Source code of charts
......
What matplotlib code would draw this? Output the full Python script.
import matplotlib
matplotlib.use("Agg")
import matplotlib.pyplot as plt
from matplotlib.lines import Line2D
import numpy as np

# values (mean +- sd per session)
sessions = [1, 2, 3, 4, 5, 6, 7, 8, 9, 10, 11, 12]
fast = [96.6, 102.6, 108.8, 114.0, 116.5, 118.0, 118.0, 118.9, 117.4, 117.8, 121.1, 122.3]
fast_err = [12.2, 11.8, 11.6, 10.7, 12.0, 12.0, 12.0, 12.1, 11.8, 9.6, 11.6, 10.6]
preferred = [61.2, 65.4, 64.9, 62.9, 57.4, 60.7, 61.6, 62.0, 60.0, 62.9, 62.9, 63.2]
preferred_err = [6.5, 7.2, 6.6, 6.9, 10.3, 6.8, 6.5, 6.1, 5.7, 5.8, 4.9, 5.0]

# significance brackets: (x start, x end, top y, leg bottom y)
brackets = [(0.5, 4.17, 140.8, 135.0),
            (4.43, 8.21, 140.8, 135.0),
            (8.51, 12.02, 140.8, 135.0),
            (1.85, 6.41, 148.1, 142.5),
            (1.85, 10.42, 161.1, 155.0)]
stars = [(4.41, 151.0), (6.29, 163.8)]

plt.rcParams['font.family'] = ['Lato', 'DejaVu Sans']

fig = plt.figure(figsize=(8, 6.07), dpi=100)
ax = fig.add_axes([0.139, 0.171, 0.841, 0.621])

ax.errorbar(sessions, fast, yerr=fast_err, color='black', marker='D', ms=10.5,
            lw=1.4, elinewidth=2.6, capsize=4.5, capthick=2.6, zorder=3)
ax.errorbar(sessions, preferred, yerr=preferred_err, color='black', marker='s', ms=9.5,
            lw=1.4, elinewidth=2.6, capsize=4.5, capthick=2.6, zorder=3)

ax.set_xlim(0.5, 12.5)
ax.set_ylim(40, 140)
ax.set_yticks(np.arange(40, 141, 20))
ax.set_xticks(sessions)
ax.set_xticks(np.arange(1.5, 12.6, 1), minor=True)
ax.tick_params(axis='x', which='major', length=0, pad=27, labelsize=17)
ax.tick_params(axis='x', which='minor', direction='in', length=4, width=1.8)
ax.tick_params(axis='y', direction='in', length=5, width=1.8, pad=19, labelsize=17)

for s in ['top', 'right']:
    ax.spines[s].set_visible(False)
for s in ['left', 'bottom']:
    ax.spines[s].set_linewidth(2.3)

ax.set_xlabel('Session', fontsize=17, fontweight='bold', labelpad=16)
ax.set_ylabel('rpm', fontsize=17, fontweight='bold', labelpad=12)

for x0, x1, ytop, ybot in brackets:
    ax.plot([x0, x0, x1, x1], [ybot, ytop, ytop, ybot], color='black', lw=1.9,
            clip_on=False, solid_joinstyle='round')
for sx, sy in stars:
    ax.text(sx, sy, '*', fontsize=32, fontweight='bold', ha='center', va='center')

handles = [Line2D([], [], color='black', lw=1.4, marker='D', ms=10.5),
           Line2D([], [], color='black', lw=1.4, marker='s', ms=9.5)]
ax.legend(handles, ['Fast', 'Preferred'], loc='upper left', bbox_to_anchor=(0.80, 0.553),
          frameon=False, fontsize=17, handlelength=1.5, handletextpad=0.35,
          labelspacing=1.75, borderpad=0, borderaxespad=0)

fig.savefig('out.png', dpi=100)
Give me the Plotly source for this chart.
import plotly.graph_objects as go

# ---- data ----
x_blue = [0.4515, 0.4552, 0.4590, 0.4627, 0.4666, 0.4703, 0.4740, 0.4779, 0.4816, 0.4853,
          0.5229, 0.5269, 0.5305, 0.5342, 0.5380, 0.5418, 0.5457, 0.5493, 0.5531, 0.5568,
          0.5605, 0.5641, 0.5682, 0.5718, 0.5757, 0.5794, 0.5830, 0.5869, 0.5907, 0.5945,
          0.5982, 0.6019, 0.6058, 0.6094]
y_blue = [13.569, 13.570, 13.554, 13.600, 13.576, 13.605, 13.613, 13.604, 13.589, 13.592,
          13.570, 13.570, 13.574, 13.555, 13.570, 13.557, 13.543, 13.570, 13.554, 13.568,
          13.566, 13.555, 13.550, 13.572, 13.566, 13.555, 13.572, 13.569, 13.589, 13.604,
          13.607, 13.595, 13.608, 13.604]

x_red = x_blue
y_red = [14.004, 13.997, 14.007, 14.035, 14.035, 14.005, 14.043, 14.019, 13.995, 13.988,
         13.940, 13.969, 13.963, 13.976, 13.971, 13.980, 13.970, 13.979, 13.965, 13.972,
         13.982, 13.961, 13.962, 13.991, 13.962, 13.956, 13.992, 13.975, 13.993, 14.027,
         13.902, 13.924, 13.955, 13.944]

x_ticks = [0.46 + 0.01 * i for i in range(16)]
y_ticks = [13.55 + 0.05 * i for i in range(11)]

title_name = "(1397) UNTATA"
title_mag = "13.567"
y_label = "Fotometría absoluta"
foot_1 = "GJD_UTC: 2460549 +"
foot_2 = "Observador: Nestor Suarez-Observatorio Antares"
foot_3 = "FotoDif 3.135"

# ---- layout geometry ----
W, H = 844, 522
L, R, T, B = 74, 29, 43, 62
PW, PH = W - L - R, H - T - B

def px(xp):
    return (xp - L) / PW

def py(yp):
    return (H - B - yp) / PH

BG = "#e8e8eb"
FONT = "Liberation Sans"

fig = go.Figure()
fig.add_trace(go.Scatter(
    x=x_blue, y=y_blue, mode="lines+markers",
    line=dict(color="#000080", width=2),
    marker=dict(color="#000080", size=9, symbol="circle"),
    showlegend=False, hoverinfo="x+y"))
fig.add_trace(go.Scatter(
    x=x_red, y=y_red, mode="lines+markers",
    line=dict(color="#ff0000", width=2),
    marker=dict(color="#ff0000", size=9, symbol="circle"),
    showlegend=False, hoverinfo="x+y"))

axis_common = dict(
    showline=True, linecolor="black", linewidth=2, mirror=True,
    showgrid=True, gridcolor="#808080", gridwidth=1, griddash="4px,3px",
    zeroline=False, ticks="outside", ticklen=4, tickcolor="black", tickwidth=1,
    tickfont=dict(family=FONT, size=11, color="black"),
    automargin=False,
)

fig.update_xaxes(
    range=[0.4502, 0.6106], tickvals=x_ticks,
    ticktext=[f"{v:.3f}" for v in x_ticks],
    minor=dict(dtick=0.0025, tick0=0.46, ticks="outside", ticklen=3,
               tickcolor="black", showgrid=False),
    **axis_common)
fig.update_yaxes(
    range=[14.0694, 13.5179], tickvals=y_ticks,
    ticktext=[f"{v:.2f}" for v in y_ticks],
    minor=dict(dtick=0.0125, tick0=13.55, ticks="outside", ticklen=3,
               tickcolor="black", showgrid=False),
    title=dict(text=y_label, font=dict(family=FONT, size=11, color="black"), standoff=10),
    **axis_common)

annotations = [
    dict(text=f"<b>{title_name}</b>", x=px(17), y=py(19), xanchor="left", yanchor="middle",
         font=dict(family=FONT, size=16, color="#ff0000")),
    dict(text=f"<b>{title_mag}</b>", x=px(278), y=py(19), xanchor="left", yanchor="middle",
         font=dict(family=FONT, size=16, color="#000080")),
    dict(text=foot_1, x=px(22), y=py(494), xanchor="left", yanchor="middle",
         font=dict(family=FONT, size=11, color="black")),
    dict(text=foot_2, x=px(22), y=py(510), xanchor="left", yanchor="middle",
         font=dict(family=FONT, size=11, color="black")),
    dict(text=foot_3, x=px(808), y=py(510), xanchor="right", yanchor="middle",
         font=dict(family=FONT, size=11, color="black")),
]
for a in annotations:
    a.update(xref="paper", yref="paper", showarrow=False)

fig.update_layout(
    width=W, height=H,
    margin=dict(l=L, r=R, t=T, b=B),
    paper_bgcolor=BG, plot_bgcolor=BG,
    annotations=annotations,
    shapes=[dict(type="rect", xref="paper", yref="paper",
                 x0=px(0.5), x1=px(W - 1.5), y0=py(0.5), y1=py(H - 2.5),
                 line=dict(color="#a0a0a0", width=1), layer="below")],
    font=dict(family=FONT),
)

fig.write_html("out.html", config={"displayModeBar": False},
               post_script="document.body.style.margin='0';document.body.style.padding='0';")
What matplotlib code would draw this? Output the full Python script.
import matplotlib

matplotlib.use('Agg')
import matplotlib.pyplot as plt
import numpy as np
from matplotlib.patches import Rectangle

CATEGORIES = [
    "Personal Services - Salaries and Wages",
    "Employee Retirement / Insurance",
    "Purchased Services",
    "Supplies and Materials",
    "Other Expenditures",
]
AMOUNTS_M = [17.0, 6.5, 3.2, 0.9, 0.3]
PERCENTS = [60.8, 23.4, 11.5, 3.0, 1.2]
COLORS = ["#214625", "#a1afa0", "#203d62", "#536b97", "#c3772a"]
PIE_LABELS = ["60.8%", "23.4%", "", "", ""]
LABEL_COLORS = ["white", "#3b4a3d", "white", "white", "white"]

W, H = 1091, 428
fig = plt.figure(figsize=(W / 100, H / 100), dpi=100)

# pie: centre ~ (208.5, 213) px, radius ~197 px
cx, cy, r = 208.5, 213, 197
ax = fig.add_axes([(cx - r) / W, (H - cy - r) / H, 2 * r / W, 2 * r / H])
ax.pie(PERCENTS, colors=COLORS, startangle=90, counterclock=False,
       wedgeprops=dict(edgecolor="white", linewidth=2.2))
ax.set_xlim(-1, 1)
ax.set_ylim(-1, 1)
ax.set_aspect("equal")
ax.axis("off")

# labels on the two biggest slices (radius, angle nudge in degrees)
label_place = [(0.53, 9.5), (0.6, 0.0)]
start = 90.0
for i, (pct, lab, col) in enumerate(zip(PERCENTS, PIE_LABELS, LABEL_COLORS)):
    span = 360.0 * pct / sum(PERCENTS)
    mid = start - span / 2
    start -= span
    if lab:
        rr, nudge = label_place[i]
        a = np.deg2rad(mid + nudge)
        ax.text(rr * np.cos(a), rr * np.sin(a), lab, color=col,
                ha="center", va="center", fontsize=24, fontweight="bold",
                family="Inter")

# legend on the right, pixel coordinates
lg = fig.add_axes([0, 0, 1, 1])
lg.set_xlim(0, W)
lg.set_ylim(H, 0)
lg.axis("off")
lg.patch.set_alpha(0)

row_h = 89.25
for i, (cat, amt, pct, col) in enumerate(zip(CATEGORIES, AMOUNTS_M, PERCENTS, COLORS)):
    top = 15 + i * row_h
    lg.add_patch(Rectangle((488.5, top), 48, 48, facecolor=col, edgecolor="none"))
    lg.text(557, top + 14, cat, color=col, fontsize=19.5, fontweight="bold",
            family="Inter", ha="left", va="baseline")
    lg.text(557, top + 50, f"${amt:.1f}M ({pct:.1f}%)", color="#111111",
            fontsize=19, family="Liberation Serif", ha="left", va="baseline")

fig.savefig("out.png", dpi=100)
......
Work to complete —
Copy out every line of the data that includes "matplotlib".

Exercise answer —
What matplotlib code would draw this? Output the full Python script.
import matplotlib
matplotlib.use("Agg")
import matplotlib.pyplot as plt
from matplotlib.lines import Line2D
What matplotlib code would draw this? Output the full Python script.
import matplotlib
matplotlib.use('Agg')
import matplotlib.pyplot as plt
from matplotlib.patches import Rectangle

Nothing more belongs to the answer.